Furthermore, all code that is to be checked in must have been reviewed by one other person before check-in (as part of pair programming). This should also be systematic, i.e. built into the system.

So 100% of commits should be reviewed, both before and after check-in (i.e. twice).

What I don't recommend is creating gated processes that try to enforce this, either by using branches in version control, or by adding stages to the pipeline. I say this for two reasons:

1. it inhibits continuous integration

2. it assumes that people are going to be stupid and that your process must correct for this, rather than that people will overall try to do the right thing, but that we must put something in place to manage the exceptions. Basically, your process should follow theory Y not theory X: [](

In general, managers spend too much time trying to create complex processes to try and enforce "good behaviour" rather than building systems in which good behaviour naturally emerges. I like to call this kind of Theory X thinking "risk management theatre" because it provides the impression that risk is being managed effectively, while actually producing lower quality results.

Test Levels

L0 Testing

  1. Some short smoke test is done to make sure the change does not break the system in a major way
  2. Developer executes

    1. their individual unit tests for the components they are changing
    2. the unit tests for that component
    3. a team-specific short suite of tests
  3. It is not intended that L0 testing become so big as to guarantee that all the post-commit testing levels will all pass 100% of the time. This would drive integration cycle times up so high that "frequent small integrations" that are fundamental to Continuous Integration (CI) would never be possible.
  4. L0 is all about engineering judgement. About what is "just enough" testing to avoid wreaking havoc on the overall system, but still allowing developer productivity to remain high.

L1 Testing

  1. L1 is the key to overall productivity as well as how many builds we can produce in a day.
  2. The big difference between L1 and the remaining testing levels (L2 through L4) is the difference between auto-revert versus manual intervention. This auto-revert is very important for productivity.
  3. By design, we don't "stop the current train" for L2 - L4 testing

    1. for L2-L4 testing, the test fails and we have mechanisms (auto-jira, auto-email, reports,...) to be aware of what failed and why, so we can get on these issues quickly and get tests passing again.
    2. in the same way that metrics alignment can take status meetings out of the process, autorevert can take huge amounts of work out of the system. When bad code makes it to L2 testing or beyond, responding to failures all becomes manual

L2 Testing

  1. This form of testing is kicked off on a timer every 2 hours and uses that last good firmware build from L1 testing. If you can’t autorevert in L1 testing, the next best option is to have as many builds a day go through L2 testing as possible so you can quickly catch and address the offending code.
  2. L2 tests (frequent high-level test coverage per pillar) are intended to be the protection mechanism of L4 (daily full regression per pillar). If we see a failure in L2 tests that we can act on quickly, it prevents us from seeing a large spike in failed L4 tests that night. L2 is designed to make sure nothing catastrophic was missed in L1 before we get a full day and 100 commits down the road to have to debug after L4.
  3. Each pillar of the firmware system is allotted one test machine in the farm for a maximum of two hours of tests-whatever they feel is the best subset of their full L4 regression suite. By design, it should be a somewhat dynamic test suite. As new features are added, coverage in L2 should be provided. As certain areas become completely stable and L2 never finds any issues, those tests can be pulled out (if over the two-hour limit). Two hours was picked to get a quick response back on a failure.
  4. A notification mechanism in place that goes out to all developers who committed changes in a particular build that goes into L2 testing.

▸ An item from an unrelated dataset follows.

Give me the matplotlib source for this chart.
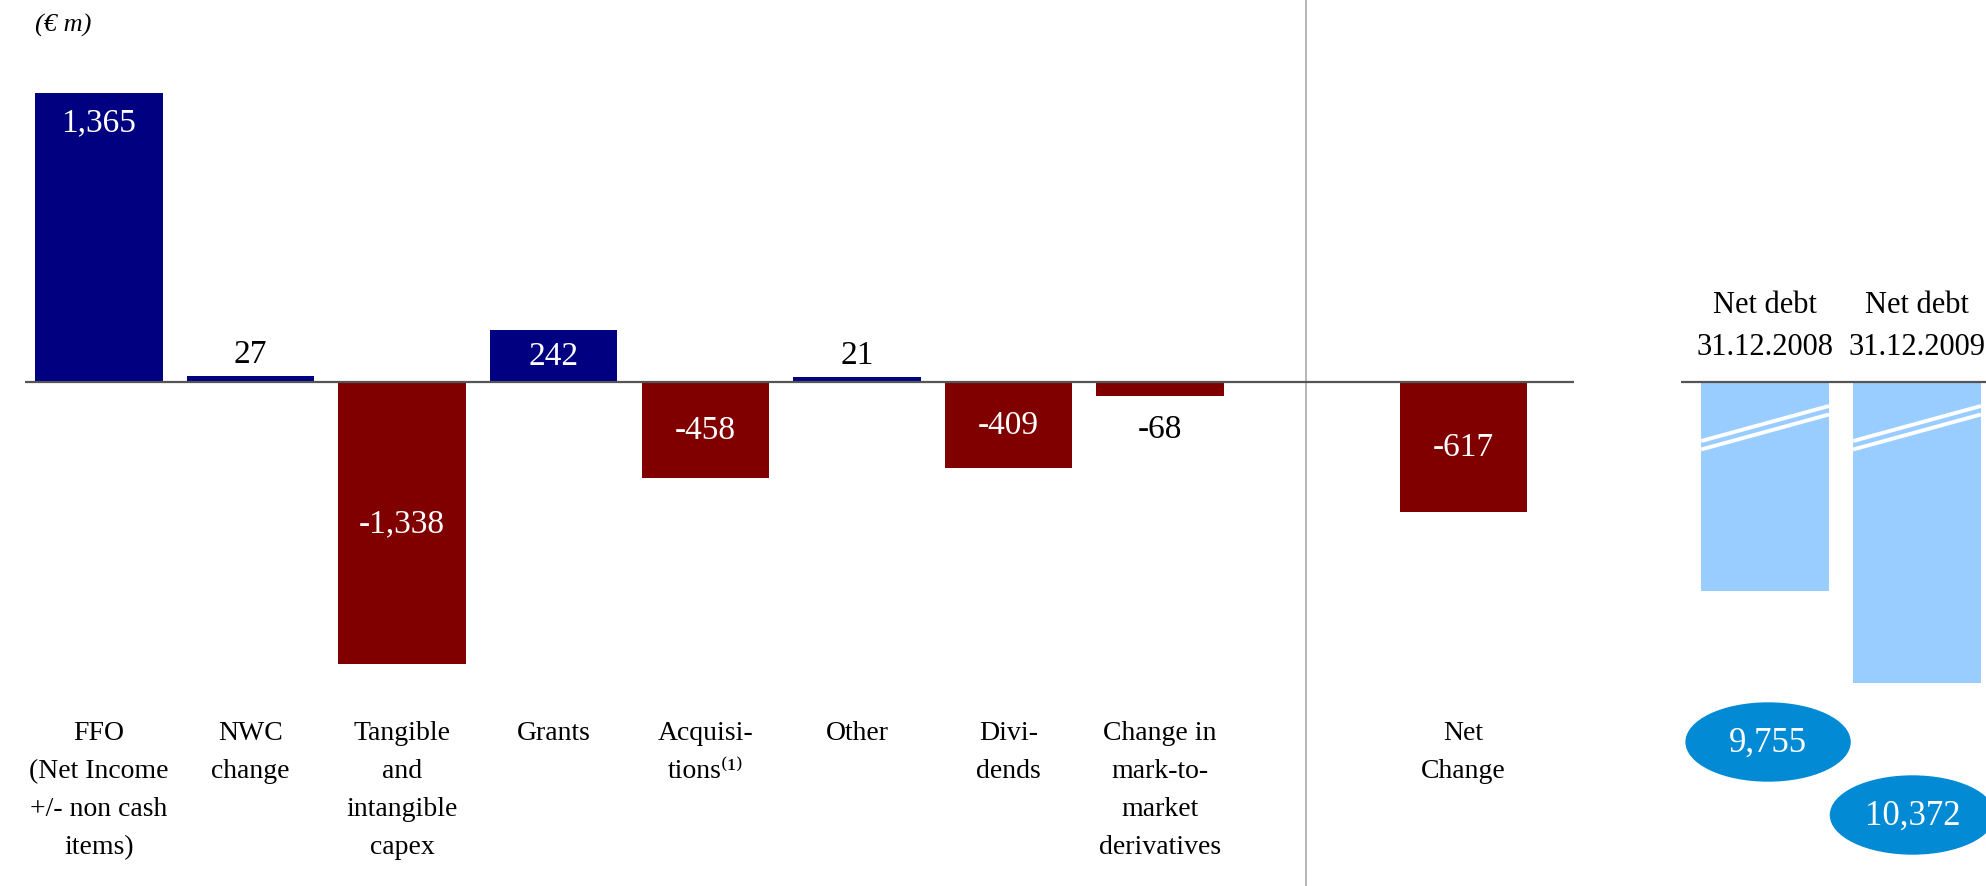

    1. The notification goes out only if a test that was previously passing now begins to fail.
    2. The notification includes the name of the test, a drill down to the details of the failure, and a zip file with everything required to replicate the test on a development boxt

      1. Although a manual response is required [vs autorevert for L1), it quickly gives us significant test coverage (12 times per day), and most of the failures get fixed (or the change reverted) within a day without even bothering to submit a change request to track, One of the primary measures of success for the effectiveness of the L2 suites is that we notice a failure in an L2 suite before a spike of failures hits our L4 testing (that runs every 24 hours).

L3 Testing

  1. L3 testing is just like L2 except on hardware, which runs every four hours. some point we have to make sure that something beyond our simulation environment actually works

    1. substantially so we can continue developing most features and finding most code issues there). If L3 goes down, our test partners (software, hardware, system testing) can’t get new firmware, so it becomes urgent to get fixed. This happens often enough [every few weeks) that we need to put in place the next iterative improvement to either get hardware into L1 or provide duplicate hardware so that if a hardware problem exists, we can try it out on a backup unit

L4 Testing

  1. This testing runs the whole regression test suite every night when it used to take weeks.
  2. L4 failures aren’t necessarily urgent to fix unless we’re getting close to a release candidate to be shipped out to the customer. They are prioritized based on how many tests a particular issue is blocking. But the real beauty is, we know our quality within 24 hours of any fix going into the system. You can imagine that it is a lot more helpful for the developers to hear that what they committed yesterday broke something, rather than to hear that a test is broken based on something somebody did sometime since this test was run six weeks ago. And we can test broadly even for small last-minute fixes to ensure a bug fix doesn’t cause unexpected failures. Or we can afford to bling in new features well after we declare “functionality complete" or in extreme cases, even after we declare a release candidate Now that’s agile!

Test Dashoard

This is the real time test report dashboard available for L2-L4 tests.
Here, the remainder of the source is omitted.